There comes a time in every little Black girl’s life when she realizes that her beauty is different, that her beauty isn’t commonly lauded. Every little Black girl experiences a moment when she must come to terms with the dominant culture’s lack of appreciation for her hair texture. And sadly, some of these same little Black girls come to occupy pew space in a church with messages that claim that if she only took the time to keep every strand of her hair in place, her man wouldn’t have strayed. The Black church should be a refuge for Black women to escape the scrutiny of the dominant culture, not receive a double portion of it.

Patriarchy suggests that women are to be placed on a pedestal; that women should stay at home and take care of the children and look like June Cleaver while doing it. The unfortunate reality is that Black women in this country have seldom been afforded the opportunity to just stay home and dote on their families as patriarchy erroneously suggests. Black women have always had to work, whether it was side by side in the fields of slaveholders, or as domestics who worked for white families, or in the women’s benevolent societies of Black churches, it is a sin and a shame that even in the 21st century women are expected to live the life of the ideal wife in the patriarchal imagination, and be chided for not “shining it up” while doing it.

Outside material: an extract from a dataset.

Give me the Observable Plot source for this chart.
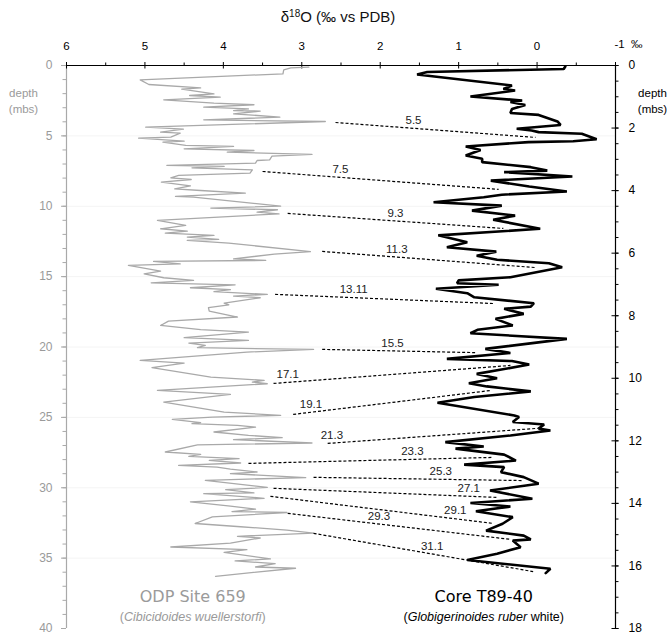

The tweeting pastor also noted, “It is hard to express an idea in just 140 characters.” I will grant him that. It is easy to have things taken out of context when you employ a limited space social media outlet to express your theology and dispense marital advice. I feel confident this pastor meant well. But if our love for God is measured in how we treat others, the language we use to speak about women in general and the church in particular must be not only be contended with, it must be examined for its ha

rm potential…whether one apologizes for it or not.